Tuesday, September 1, 2009

The Logic Against Using Logic

There is no doubt that you can reduce the size and number of test cases by focusing on reusability, the question is whether that should be your priority. My experience says no.

Here is the problem: If there is a process whose steps vary based on rules, reusability leads you to incorporate the rules into the test as logic to decide which steps to execute in what circumstance. That way you can reuse the steps, right?

The trap is that now you are developing a set of rules that must mirror the application logic, so not only do you have to maintain changes to the steps, you must maintain changes to the rules. Nor can you document the test behavior in advance: It can only be known at runtime when the conditions are satisfied. Your test steps, while fewer, will be more complex, fragmented and difficult to understand and therefore tricky to maintain.

Reusing test steps as a precious commodity may make sense if it takes a costly programmer to develop them, but with a graphical data model like Certify it doesn’t. Copying, building or modifying steps– and especially maintaining them - is fast and easy enough that you don’t have to be afraid of a few extra. You trade redundancy for readability and predictability

And the fact is that the very definition of a test case is definitive: that is, the test must specify what is expected. Adding a bunch of “if, then and else” clauses introduces inherent unpredictability and introduces the possibility of the very logic errors that the application developers are subject to. When you don’t know what to expect, I maintain, it is no longer a test - it is an experiment.

Now, does that mean you will never have any logic? No.

The logic you still need is the intelligence to enable unattended test execution, so that if something happens that is unpredictable or unexpected, the test can compensate and perhaps continue. There are three basic types of execution risk:

Known risks are those you know exist and can remove through logic or other means. For example, if you can’t control or predict the test environment data - a different problem altogether - you may want to verify inventory to assure quantities are sufficient before you create a sales order. You know what the risk is and you remove it. Risks of this type, however, should really be solved at the root. For example, establish control and predictability of your test data so there would be no question.

Known unknown risks are those you know exist but can’t remove. Timing is a good example of this. You cannot predict nor control user response time or system execution time and so need logic to adjust to actual behavior. For example, waiting for the system to acknowledge that a transaction has posted so the test can proceed will likely require some logic to detect and wait for the response.

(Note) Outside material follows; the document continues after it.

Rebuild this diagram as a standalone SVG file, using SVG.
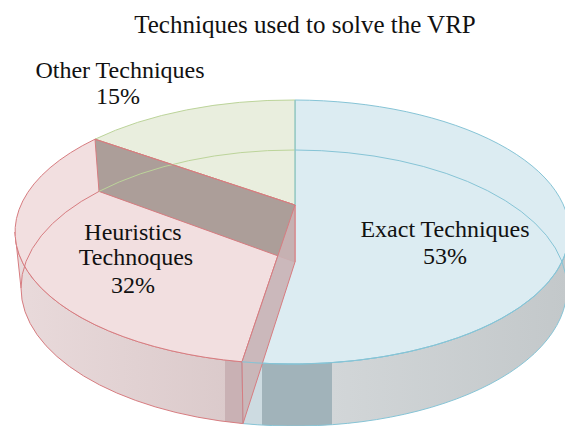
<svg xmlns="http://www.w3.org/2000/svg" width="565" height="426" viewBox="0 0 565 426">
<defs>
<style>
.txt{fill:#111;text-anchor:middle}
.eS{stroke:#86c4d6;stroke-width:1;fill:none}
.hS{stroke:#d77c80;stroke-width:1;fill:none}
.oS{stroke:#bcd49a;stroke-width:1;fill:none}
</style>
<linearGradient id="gH" gradientUnits="userSpaceOnUse" x1="15" y1="0" x2="243" y2="0"><stop offset="0" stop-color="#e9dadb"/><stop offset="1" stop-color="#dac9ca"/></linearGradient>
<linearGradient id="gE" gradientUnits="userSpaceOnUse" x1="332" y1="0" x2="567" y2="0"><stop offset="0" stop-color="#d2d6d8"/><stop offset="1" stop-color="#c3c8ca"/></linearGradient>
<clipPath id="cH"><path d="M15,232 A277,132 0 0 0 242,361.8 L243,423.6 A273,138 0 0 1 21,288 Z"/></clipPath>
<clipPath id="cE"><path d="M242,361.8 A277,132 0 0 0 569,232 L567,288 A273,138 0 0 1 243,423.6 Z"/></clipPath>
</defs>
<rect width="565" height="426" fill="#ffffff"/>
<g font-family="Liberation Serif, Times New Roman, serif">
<text class="txt" font-size="25" x="305" y="33">Techniques used to solve the VRP</text>
</g>

<g id="slice-heuristics-side">
<path d="M15,232 A277,132 0 0 0 242,361.8 L243,423.6 A273,138 0 0 1 21,288 Z" fill="url(#gH)"/>
<rect x="225" y="340" width="18" height="90" fill="#c9b1b4" clip-path="url(#cH)"/>
<path class="hS" d="M15,232 A277,132 0 0 0 242,361.8 L243,423.6 A273,138 0 0 1 21,288 Z"/>
</g>
<g id="slice-exact-side">
<path d="M242,361.8 A277,132 0 0 0 569,232 L567,288 A273,138 0 0 1 243,423.6 Z" fill="url(#gE)"/>
<rect x="243" y="340" width="19" height="90" fill="#cddbe1" clip-path="url(#cE)"/>
<rect x="262" y="340" width="70" height="90" fill="#a1b3ba" clip-path="url(#cE)"/>
<path class="eS" d="M242,361.8 A277,132 0 0 0 569,232 L567,288 A273,138 0 0 1 243,423.6 Z"/>
</g>

<g id="slice-exact-top">
<path d="M295,205 L295,100 A277,132 0 1 1 242,361.8 Z" fill="#dcecf2" stroke="#86c4d6" stroke-width="1"/>
</g>
<g id="slice-heuristics-top">
<path d="M295,205 L242,361.8 A277,132 0 0 1 95,139.2 Z" fill="#f2dfe0" stroke="#d77c80" stroke-width="1"/>
</g>
<g id="slice-other-top">
<path d="M295,205 L95,139.2 A277,132 0 0 1 295,100 Z" fill="#e9eede" stroke="#bcd49a" stroke-width="1"/>
</g>

<g id="walls">
<path d="M95,139.2 L295,205 L295,262 L99,191.4 Z" fill="#ac9e99" stroke="#d77c80" stroke-width="1"/>
<path d="M295,205 L242,361.8 L243,423.6 L295,262 Z" fill="#c9b2b5" fill-opacity="0.9" stroke="#d77c80" stroke-width="1"/>
</g>

<g id="edges">
<path class="hS" d="M21,288 A273,138 0 0 1 99,191.4"/>
<path class="oS" d="M99,191.4 A273,138 0 0 1 295,150"/>
<path class="eS" d="M295,150 A273,138 0 0 1 567,288"/>
<path class="eS" d="M295,100 L295,205"/>
<path class="hS" d="M95,139.2 L295,205"/>
<path class="eS" d="M242,361.8 A277,132 0 0 0 569,232"/>
</g>

<g font-family="Liberation Serif, Times New Roman, serif" font-size="24">
<g id="label-other">
<text class="txt" x="120" y="78">Other Techniques</text>
<text class="txt" x="118" y="104">15%</text>
</g>
<g id="label-heuristics">
<text class="txt" x="133" y="240">Heuristics</text>
<text class="txt" x="136" y="265">Technoques</text>
<text class="txt" x="133" y="293">32%</text>
</g>
<g id="label-exact">
<text class="txt" x="445" y="237">Exact Techniques</text>
<text class="txt" x="445" y="264">53%</text>
</g>
</g>
</svg>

Unknown risks are the surprises – risks you don’t know exist but are possible. Errors can spring from beneath a number of rocks including the entire technology stack, data sources and of course the application under test. There is no way to predict every possible error from every player in the operating environment. For these risks, you need global recovery logic that returns the context of the test to a known place from which the next test may proceed. Without this basic logic, your first unexpected response means the end of the entire test session.

Now, you might hear “logic” and think programming. Not necessarily. In Certify, for example, complex decisions can be made by simply selecting from available options in a list. But just because it’s easy doesn’t mean it’s always a good idea. The less logic you write the better. So use it sparingly, only when you can’t remove the risk through other means. But when you do use it, try to make it as reusable and straightforward as you can. For example, create shared global recovery steps.

There are many other benefits to designing tests without logic. They can be used for documentation, training and compliance. Their readability makes them easier to understand, debug and maintain. Yes, maintain. Even though you may have more tests and steps overall, in a data model like Certify it is easy to locate steps that need changes and in most cases do global maintenance.

The key is to remember that test design should always focus on the expected and the unexpected should be minimized with proper test environment planning, setup and control. In the end, the best logic against using logic is that predictability trumps reusability.